What's funny is when projectplaylist.com was actually accessible, it was
basically an HTTP version of Napster for music blogs. They made it seem like
they were playing MP3s found on other sites, but they really aggregate all of
the files in a large storage cache sorted by seemingly-random numbers. They
then obfuscate the URLs by "encrypting" them with a single RC4 key which was
embedded in their flash player. The end result was a search engine for finding
and downloading any music you could possibly want right from their high-speed
repository.

I don't think they ever re-implemented this but they did change the HTTP
interface every so often, and now the main pages are down most of the time.
Myspace had a similar functionality (with XML to serve the location of the
files, so no nasty html grepping needed) but when they released their music-
centric site they finally got wise and added a more dynamic system of
authorizing and re-authorizing each piece of music being played while it's
playing.
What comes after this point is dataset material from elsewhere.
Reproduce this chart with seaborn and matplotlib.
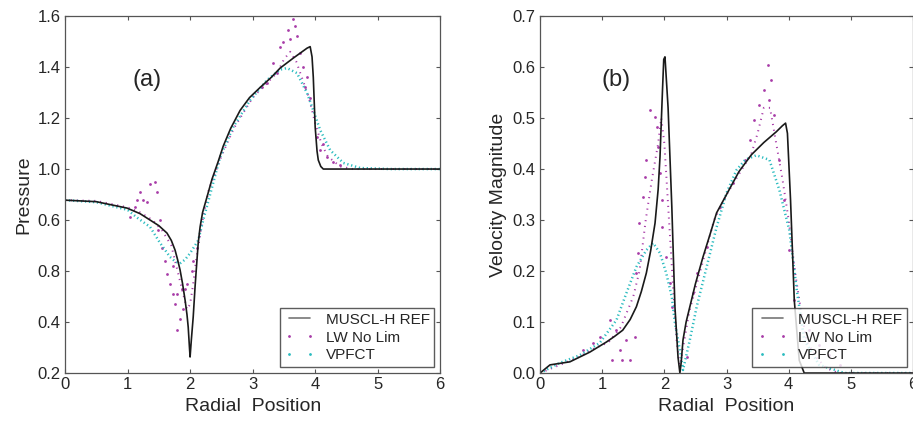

This actually is neat because it allows you to gather stats on which
songs are being played for how long and who's really interested. It wasn't
worth it to me to extend my script to support this more complicated
functionality but I don't see why it couldn't be reverse engineered with a
little time.

So anyway, any of these streaming music sites are basically playing a
dangerous game with their content. When you hand someone content for free,
anonymously and via the internet, you're just asking for someone to make a
script to download it where they don't need to watch your ads. RTMPE is not a
solution because we've had rtmpe reverse engineered for what seems like years
now. It seems like the only thing that makes content providers interested in
this at all is when someone makes a snazzy GUI which does all the work for you
and simply downloads songs.

All this could be handled by simply requiring authentication & authorizing
song plays N at a time. Then you don't really need copy protection since the
user simply doesn't have the capacity to download more than one or two songs
at a time, which (if implemented correctly) can make it damn hard for anyone
to exploit your service.

------
fascinated
Hah, this is so old!

I remember finding this article back when I was researching music blogs before
starting the Hype Machine (<http://hypem.com>) in 2005.

Awesome!

------
yan
"But how to keep up?"

Hype Machine! (<http://hypem.com>)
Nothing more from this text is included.